Record crowds are expected to take to the air and roads for Thanksgiving

DALLAS (AP) — Despite inflation and memories of past holiday travel meltdowns, millions of people are expected to hit airports and highways in record numbers over the Thanksgiving break.

The busiest days to fly will be Tuesday and Wednesday as well as the Sunday after Thanksgiving. The Transportation Security Administration expects to screen 2.6 million passengers on Tuesday and 2.7 million passengers on Wednesday. Sunday will draw the largest crowds with an estimated 2.9 million passengers, which would narrowly eclipse a record set on June 30.

Meanwhile, AAA forecasts that 55.4 million Americans will travel at least 50 miles from home between next Wednesday and the Sunday after Thanksgiving, with roads likely to be the most clogged on Wednesday.

The weather could snarl air and road traffic. A storm system was expected to move from the southern Plains to the Northeast on Tuesday and Wednesday, bringing severe thunderstorms, gusty wind and possible snow.

US Transportation Secretary Pete Buttigieg said during a news conference Monday that the government has tried to better prepare for holiday travel over the last year by hiring more air traffic controllers, opening new air routes along the East Coast and providing grants to airports for snowplows and deicing equipment. But he warned travellers to check road conditions and flight times before leaving home.

“Mother Nature, of course, is the X factor in all of this,” he said.

The good news for travellers by plane and car alike: Prices are coming down.

Airfares are averaging $268 per ticket, down 14 per cent from a year ago, according to the travel site Hopper.

Gasoline prices are down about 45 cents a gallon from this time last year. The national average was $3.30 per gallon on Monday, according to AAA, down from $3.67 a year ago.

A survey of GasBuddy users found that despite cheaper pump prices, the number of people planning to take a long driving trip this Thanksgiving hasn’t changed much from last year. Patrick De Haan, an analyst for the price-tracking service, said inflation has cooled but some things like food are still getting more expensive. Consumers are also charging more on credit cards and saving less.

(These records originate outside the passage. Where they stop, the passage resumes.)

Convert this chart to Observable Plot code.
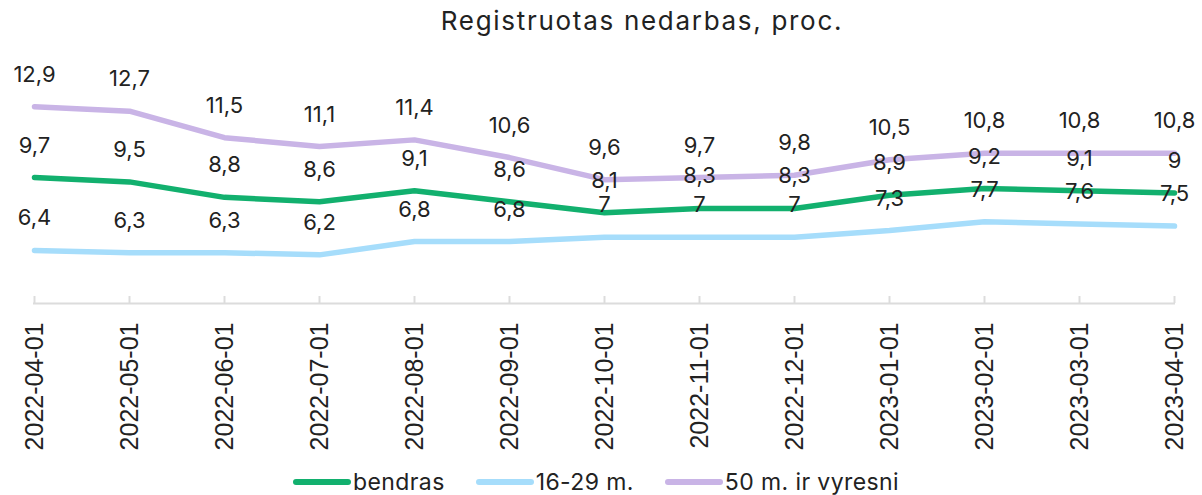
<!DOCTYPE html>
<html>
<head>
<meta charset="utf-8">
<script src="https://cdn.jsdelivr.net/npm/d3@7"></script>
<script src="https://cdn.jsdelivr.net/npm/@observablehq/plot@0.6"></script>
<style>
  body { margin: 0; background: #fff; width: 1202px; overflow: hidden; font-family: Inter, "Noto Sans", sans-serif; color: #222; }
  #title { height: 55px; box-sizing: border-box; padding-top: 5px; padding-left: 82px; text-align: center; font-size: 26px; letter-spacing: 1.7px; color: #222; white-space: nowrap; }
  #legend { height: 35px; display: flex; justify-content: center; align-items: center; gap: 31px; font-size: 23px; letter-spacing: 0.4px; color: #222; box-sizing: border-box; padding-top: 8px; margin-left: -10px; white-space: nowrap; }
  .item { display: flex; align-items: center; gap: 2px; }
</style>
</head>
<body>
<div id="title">Registruotas nedarbas, proc.</div>
<div id="chart"></div>
<div id="legend"></div>
<script>
const dates = ["2022-04-01","2022-05-01","2022-06-01","2022-07-01","2022-08-01","2022-09-01","2022-10-01","2022-11-01","2022-12-01","2023-01-01","2023-02-01","2023-03-01","2023-04-01"];
const seriesNames = ["bendras", "16-29 m.", "50 m. ir vyresni"];
const bendras = [9.7, 9.5, 8.8, 8.6, 9.1, 8.6, 8.1, 8.3, 8.3, 8.9, 9.2, 9.1, 9.0];
const jauni = [6.4, 6.3, 6.3, 6.2, 6.8, 6.8, 7.0, 7.0, 7.0, 7.3, 7.7, 7.6, 7.5];
const vyresni = [12.9, 12.7, 11.5, 11.1, 11.4, 10.6, 9.6, 9.7, 9.8, 10.5, 10.8, 10.8, 10.8];
const colors = ["#12b06e", "#a6ddfb", "#c9b4e6"];

const valuesBySeries = [bendras, jauni, vyresni];
const data = [];
valuesBySeries.forEach((vals, si) => vals.forEach((v, i) => data.push({date: dates[i], value: v, series: seriesNames[si]})));

const fmt = v => String(v).replace(".", ",");

const chart = Plot.plot({
  width: 1202,
  height: 405,
  marginLeft: 33,
  marginRight: 27,
  marginTop: 49,
  marginBottom: 157,
  style: {fontFamily: "Inter, 'Noto Sans', sans-serif", color: "#222", background: "#fff"},
  x: {type: "point", domain: dates, padding: 0, label: null},
  y: {domain: [4, 13], axis: null},
  color: {domain: seriesNames, range: colors},
  marks: [
    Plot.ruleY([4], {stroke: "#dcdcdc", strokeWidth: 2}),
    Plot.axisX({tickSize: -7, tickFormat: () => "", stroke: "#dcdcdc", strokeWidth: 2, label: null}),
    Plot.axisX({tickSize: 0, tickPadding: 19, tickRotate: -90, fontSize: 25, fontFamily: "'Liberation Sans', Arial, sans-serif", fill: "#222", label: null}),
    Plot.line(data, {x: "date", y: "value", z: "series", stroke: "series", strokeWidth: 5.5, strokeLinejoin: "round", strokeLinecap: "round"}),
    Plot.text(data, {x: "date", y: "value", text: d => fmt(d.value), dy: -32, fontSize: 22, letterSpacing: 0.5, fill: "#222"})
  ]
});
document.getElementById("chart").appendChild(chart);

const legend = document.getElementById("legend");
seriesNames.forEach((name, i) => {
  const item = document.createElement("div");
  item.className = "item";
  item.innerHTML = `<svg width="58" height="10"><line x1="3" y1="5" x2="55" y2="5" stroke="${colors[i]}" stroke-width="6" stroke-linecap="round"/></svg><span>${name}</span>`;
  legend.appendChild(item);
});
</script>
</body>
</html>
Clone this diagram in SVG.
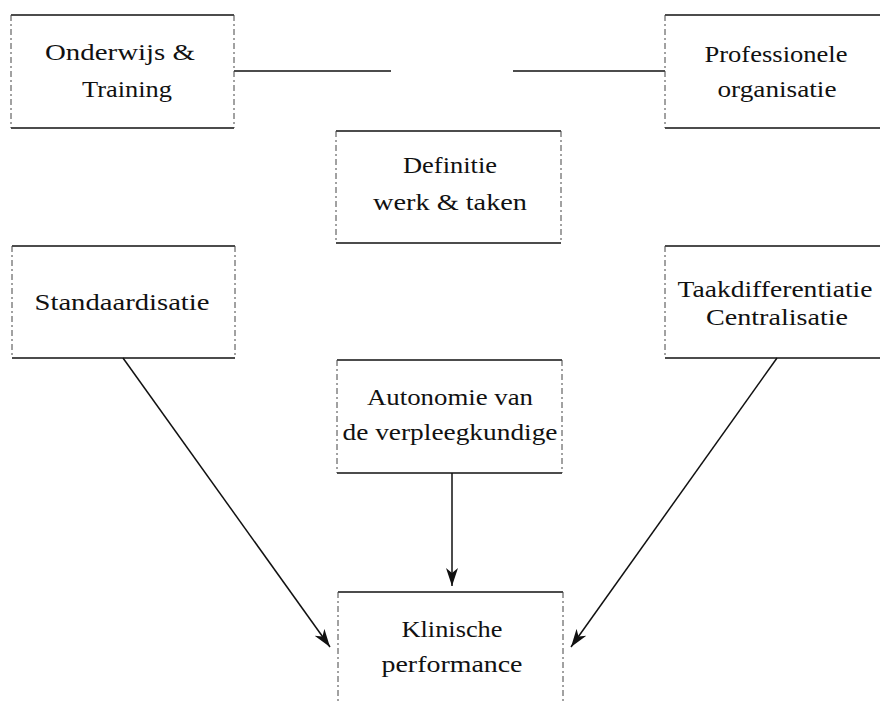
<svg xmlns="http://www.w3.org/2000/svg" width="880" height="701" viewBox="0 0 880 701">
<style>
.h{stroke:#111;stroke-width:1.6;fill:none}
.v{stroke:#444;stroke-width:1;stroke-dasharray:6 3 2 3;fill:none}
.t{font-family:"Liberation Serif","Times New Roman",serif;font-size:24px;fill:#111;text-anchor:middle}
.c{stroke:#111;stroke-width:1.5;fill:none}
</style>
<defs>
<marker id="ah" markerUnits="userSpaceOnUse" markerWidth="20" markerHeight="14" refX="18" refY="7" orient="auto">
<path d="M0,1 L18,7 L0,13 L5,7 Z" fill="#111"/>
</marker>
</defs>
<rect width="880" height="701" fill="#fff"/>
<g id="connectors">
<line class="c" x1="234" y1="71" x2="391" y2="71"/>
<line class="c" x1="513" y1="71" x2="665" y2="71"/>
<line class="c" x1="123" y1="358" x2="330" y2="647" marker-end="url(#ah)"/>
<line class="c" x1="452" y1="473" x2="452" y2="586" marker-end="url(#ah)"/>
<line class="c" x1="777" y1="358" x2="571" y2="647" marker-end="url(#ah)"/>
</g>
<g id="onderwijs">
<line class="h" x1="11" y1="15" x2="234" y2="15"/><line class="h" x1="11" y1="128" x2="234" y2="128"/>
<line class="v" x1="11" y1="15" x2="11" y2="128"/><line class="v" x1="234" y1="15" x2="234" y2="128"/>
<text class="t" x="120" y="60" textLength="150" lengthAdjust="spacingAndGlyphs">Onderwijs &amp;</text>
<text class="t" x="127" y="97" textLength="90" lengthAdjust="spacingAndGlyphs">Training</text>
</g>
<g id="professionele">
<line class="h" x1="665" y1="15" x2="880" y2="15"/><line class="h" x1="665" y1="128" x2="880" y2="128"/>
<line class="v" x1="665" y1="15" x2="665" y2="128"/>
<text class="t" x="776" y="62" textLength="143" lengthAdjust="spacingAndGlyphs">Professionele</text>
<text class="t" x="777" y="97" textLength="119" lengthAdjust="spacingAndGlyphs">organisatie</text>
</g>
<g id="definitie">
<line class="h" x1="336" y1="131" x2="561" y2="131"/><line class="h" x1="336" y1="243" x2="561" y2="243"/>
<line class="v" x1="336" y1="131" x2="336" y2="243"/><line class="v" x1="561" y1="131" x2="561" y2="243"/>
<text class="t" x="450" y="173" textLength="94" lengthAdjust="spacingAndGlyphs">Definitie</text>
<text class="t" x="450" y="210" textLength="154" lengthAdjust="spacingAndGlyphs">werk &amp; taken</text>
</g>
<g id="standaardisatie">
<line class="h" x1="12" y1="246" x2="235" y2="246"/><line class="h" x1="12" y1="358" x2="235" y2="358"/>
<line class="v" x1="12" y1="246" x2="12" y2="358"/><line class="v" x1="235" y1="246" x2="235" y2="358"/>
<text class="t" x="122" y="310" textLength="175" lengthAdjust="spacingAndGlyphs">Standaardisatie</text>
</g>
<g id="taakdifferentiatie">
<line class="h" x1="665" y1="246" x2="880" y2="246"/><line class="h" x1="665" y1="358" x2="880" y2="358"/>
<line class="v" x1="665" y1="246" x2="665" y2="358"/>
<text class="t" x="775" y="297" textLength="195" lengthAdjust="spacingAndGlyphs">Taakdifferentiatie</text>
<text class="t" x="777" y="325" textLength="142" lengthAdjust="spacingAndGlyphs">Centralisatie</text>
</g>
<g id="autonomie">
<line class="h" x1="337" y1="360" x2="562" y2="360"/><line class="h" x1="337" y1="473" x2="562" y2="473"/>
<line class="v" x1="337" y1="360" x2="337" y2="473"/><line class="v" x1="562" y1="360" x2="562" y2="473"/>
<text class="t" x="450" y="405" textLength="166" lengthAdjust="spacingAndGlyphs">Autonomie van</text>
<text class="t" x="450" y="440" textLength="215" lengthAdjust="spacingAndGlyphs">de verpleegkundige</text>
</g>
<g id="klinische">
<line class="h" x1="338" y1="592" x2="563" y2="592"/>
<line class="v" x1="338" y1="592" x2="338" y2="701"/><line class="v" x1="563" y1="592" x2="563" y2="701"/>
<text class="t" x="452" y="637" textLength="101" lengthAdjust="spacingAndGlyphs">Klinische</text>
<text class="t" x="452" y="672" textLength="141" lengthAdjust="spacingAndGlyphs">performance</text>
</g>
</svg>
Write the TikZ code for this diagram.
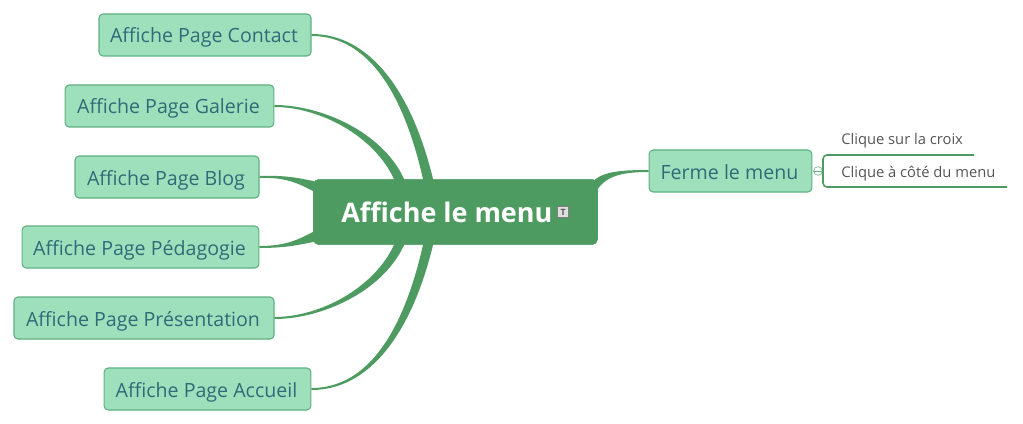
\documentclass[tikz,border=0pt]{standalone}
\usepackage{fontspec}
\setmainfont{Open Sans}
\definecolor{branchgreen}{HTML}{4E9B62}
\definecolor{leaffill}{HTML}{9FE0BC}
\definecolor{leafline}{HTML}{5FAF7F}
\definecolor{leaftext}{HTML}{2F6B78}
\definecolor{subtext}{HTML}{555555}
\tikzset{
    leaf/.style={draw=leafline, fill=leaffill, rounded corners=3pt, line width=0.8pt,
        minimum height=31.5pt, inner sep=0pt, text height=12pt, text depth=0pt,
        text=leaftext, font=\fontsize{14.7}{18}\selectfont, execute at begin node=\hspace*{-1.5pt}},
    subleaf/.style={anchor=base west, inner sep=0pt, text=subtext, font=\fontsize{11.05}{14}\selectfont},
    branch/.style={fill=branchgreen, draw=branchgreen, line width=1.5pt},
}
% tapered branch: start, two controls, two tips on the root box, shift of the inner edge
\newcommand{\taper}[6]{\path[branch] (#1) .. controls (#2) and (#3) .. (#4) -- (#5) .. controls ([shift={(#6)}]#3) and (#2) .. (#1);}
\begin{document}
\begin{tikzpicture}[x=0.75pt, y=-0.75pt]
    \useasboundingbox (0,0) rectangle (1023,424);
    % Root
    \node [fill=branchgreen, draw=branchgreen, rounded corners=4pt, minimum width=213pt, minimum height=49pt,
        inner sep=0pt, text height=15pt, text depth=0pt, text=white,
        font=\fontsize{20.2}{24}\selectfont\bfseries] (root) at (455.5,212)
        {\hspace*{-13pt}Affiche le menu};
    \node [draw=gray, fill=gray!25, minimum size=8pt, inner sep=0pt, text=black!65,
        font=\fontsize{6.5}{7}\selectfont\bfseries] (note) at (563,212) {T};
    % Left side
    \node [leaf, minimum width=159pt] (contact) at (205,35) {Affiche Page Contact};
    \node [leaf, minimum width=156.5pt] (galerie) at (169.5,106) {Affiche Page Galerie};
    \node [leaf, minimum width=138pt] (blog) at (167,177) {Affiche Page Blog};
    \node [leaf, minimum width=177.5pt] (pedagogie) at (140.5,247) {Affiche Page Pédagogie};
    \node [leaf, minimum width=195pt] (presentation) at (144,318) {Affiche Page Présentation};
    \node [leaf, minimum width=155pt] (accueil) at (207.5,389) {Affiche Page Accueil};
    % Right side
    \node [leaf, minimum width=122pt] (ferme) at (730.5,171) {Ferme le menu};
    \node [subleaf] (croix) at (841,145) {Clique sur la croix};
    \node [subleaf] (cote) at (841,177) {Clique à côté du menu};
    \node [circle, draw=leafline, fill=white, minimum size=6.5pt, inner sep=0pt] (toggle) at (818,171) {};
    % Branches
    \taper{contact.east}{370,35}{405,95}{424,179}{432,179}{6,-2}
    \taper{galerie.east}{320,106}{375,135}{395,179}{403,179}{6,-3}
    \taper{blog.east}{285,176}{298,179}{313,182}{313,190}{0,3}
    \taper{pedagogie.east}{285,247}{298,244}{313,241}{313,233}{0,-3}
    \taper{presentation.east}{320,318}{375,289}{395,245}{403,245}{6,3}
    \taper{accueil.east}{370,389}{405,329}{424,245}{432,245}{6,2}
    \taper{ferme.west}{625,171}{606,172}{596,180}{598,187}{2,2}
    % Sub branches
    \coordinate (croixend) at (974,155);
    \coordinate (coteend) at (1007,187);
    \draw [branchgreen, line width=1.2pt, rounded corners=3pt] (croixend) -- (823,155) -- (823,187) -- (coteend);
    \draw [leafline, line width=0.6pt] (toggle.west) -- (toggle.east);
\end{tikzpicture}
\end{document}
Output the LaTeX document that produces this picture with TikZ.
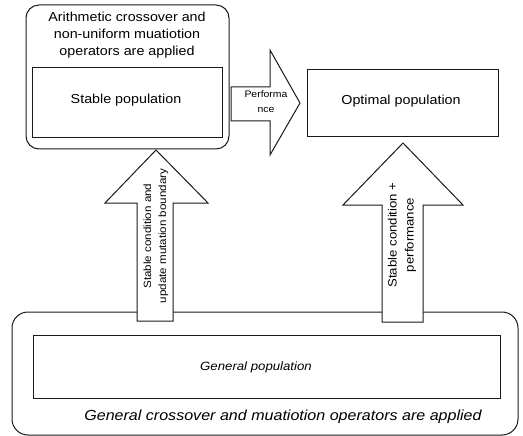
\documentclass[tikz,border=0pt]{standalone}
\usepackage{fontspec}
\setmainfont{Liberation Sans}[FakeStretch=1.1]
\begin{document}
\begin{tikzpicture}[x=1pt,y=-1pt,line width=1pt,
  outerbox/.style={draw=black!90,rounded corners=13pt,inner sep=0pt},
  innerbox/.style={draw=black!90,inner sep=0pt},
  blockarrow/.style={draw=black!90,fill=white,line join=miter},
  lbl/.style={inner sep=0pt,align=center,text=black}]
\useasboundingbox (0,0) rectangle (523,436);
% top rounded box
\node[outerbox,minimum width=203pt,minimum height=144pt] (topbox) at (127.5,77) {};
\node[lbl,font=\fontsize{13}{17}\selectfont] (toptext) at (127,35)
  {Arithmetic crossover and\\non-uniform muatiotion\\operators are applied};
\node[innerbox,minimum width=190pt,minimum height=70pt] (stable) at (127,103) {};
\node[lbl,font=\fontsize{13}{16}\selectfont] (stabletext) at (126,100) {Stable population};
% optimal box
\node[innerbox,minimum width=191pt,minimum height=67pt] (optimal) at (402.5,103.5) {};
\node[lbl,font=\fontsize{13}{16}\selectfont] (optimaltext) at (401,101) {Optimal population};
% bottom rounded box
\node[outerbox,rounded corners=16pt,minimum width=506pt,minimum height=123pt] (botbox) at (265,373.5) {};
\node[innerbox,minimum width=467pt,minimum height=63pt] (general) at (266.5,366.5) {};
\node[lbl,font=\fontsize{12}{15}\selectfont\itshape] (generaltext) at (256,367) {General population};
\node[lbl,font=\fontsize{14.6}{16}\selectfont\itshape] (bottext) at (283,417) {General crossover and muatiotion operators are applied};
% performance arrow
\draw[blockarrow] (231,87) -- (270,87) -- (270,50) -- (300,103) -- (270,155) -- (270,121) -- (231,121) -- cycle;
\node[lbl,font=\fontsize{9.5}{15}\selectfont] (perftext) at (266,102) {Performa\\nce};
% left up arrow
\draw[blockarrow] (137,321) -- (137,203) -- (105,203) -- (156,150) -- (208,203) -- (173,203) -- (173,321) -- cycle;
\node[lbl,rotate=90,font=\fontsize{10.5}{15}\selectfont] (lefttext) at (156,236)
  {Stable condition and\\update mutation boundary};
% right up arrow
\draw[blockarrow] (382,322) -- (382,205) -- (343,205) -- (403,143) -- (463,205) -- (423,205) -- (423,322) -- cycle;
\node[lbl,rotate=90,font=\fontsize{12}{17}\selectfont] (righttext) at (402,235)
  {Stable condition +\\performance};
\end{tikzpicture}
\end{document}
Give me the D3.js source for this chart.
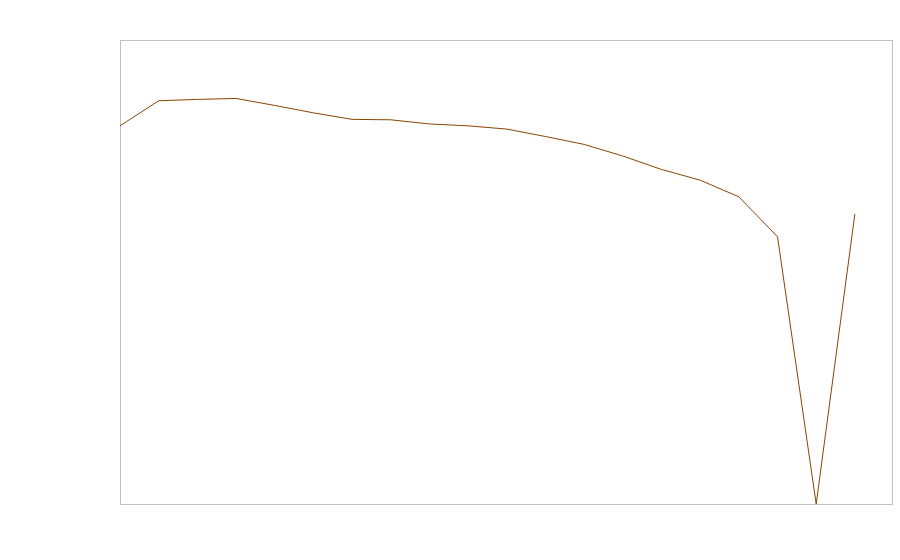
<!DOCTYPE html>
<html>
<head>
<meta charset="utf-8">
<script src="https://cdn.jsdelivr.net/npm/d3@7"></script>
<style>
  body { margin: 0; background: #fff; }
</style>
</head>
<body>
<div class="container"></div>
<script>
var width = 900,
  height = 560,
  margin = { top: 40, right: 8, bottom: 56, left: 120 };

// series (index -> value)
var steps = d3.range(20);
var values = [81.5, 86.9, 87.2, 87.4, 85.9, 84.3, 82.9, 82.8, 81.9, 81.5,
  80.8, 79.2, 77.5, 75.0, 72.1, 69.8, 66.2, 57.6, 0, 62.5];

var innerW = width - margin.left - margin.right,
  innerH = height - margin.top - margin.bottom;

var svg = d3.select(".container").append("svg")
  .attr("width", width)
  .attr("height", height);

var x = d3.scaleLinear()
  .domain([0, 19.96])
  .range([margin.left, margin.left + innerW]);

var y = d3.scaleLinear()
  .domain([0, 100])
  .range([margin.top + innerH, margin.top]);

// plot frame
svg.append("rect")
  .attr("x", margin.left + 0.5)
  .attr("y", margin.top + 0.5)
  .attr("width", innerW)
  .attr("height", innerH)
  .attr("fill", "none")
  .attr("stroke", "#c0c0c0")
  .attr("stroke-width", 1);

var line = d3.line()
  .x(function (d, i) { return x(steps[i]); })
  .y(function (d) { return y(d); });

svg.append("path")
  .datum(values)
  .attr("fill", "none")
  .attr("stroke", "#8b4500")
  .attr("stroke-width", 1)
  .attr("d", line);
</script>
</body>
</html>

“Sure, they love the falling gas prices, but a lot of Americans spent in other ways this summer and they may not be ready to open their wallets for Thanksgiving travel just yet,” De Haan said.

Thanksgiving marks the start of the holiday travel season, and many still haven’t shaken last December’s nightmare before Christmas, when severe winter storms knocked out thousands of flights and left millions of passengers stranded.

Indeed, Southwest didn’t recover as quickly as other carriers from last year’s storm when its planes, pilots and flight attendants were trapped out of position and its crew-rescheduling system got bogged down. The airline canceled nearly 17,000 flights before fixing the operation. Federal regulators told Southwest recently that it could be fined for failing to help stranded travelers.

Southwest officials say they have since purchased additional deicing trucks and heating equipment and will add staff at cold-weather airports depending on the forecast. The company said it has also updated its crew-scheduling technology.

US airlines as a whole have been better about stranding passengers. Through October, they cancelled 38 per cent fewer flights than during the same period in 2022. From June through August — when thunderstorms can snarl air traffic — the rate of cancellations fell 18 per cent compared to 2022.

Airlines are using their expanded work forces to operate more flights. Southwest is the most aggressive among the big carriers, planning to offer 13 per cent more seats over Thanksgiving than it did during the comparable five-day stretch last year, according to travel data provider Cirium. United and Delta are growing 8 per cent each. American will grow a more modest 5 per cent but still have the largest number of seats.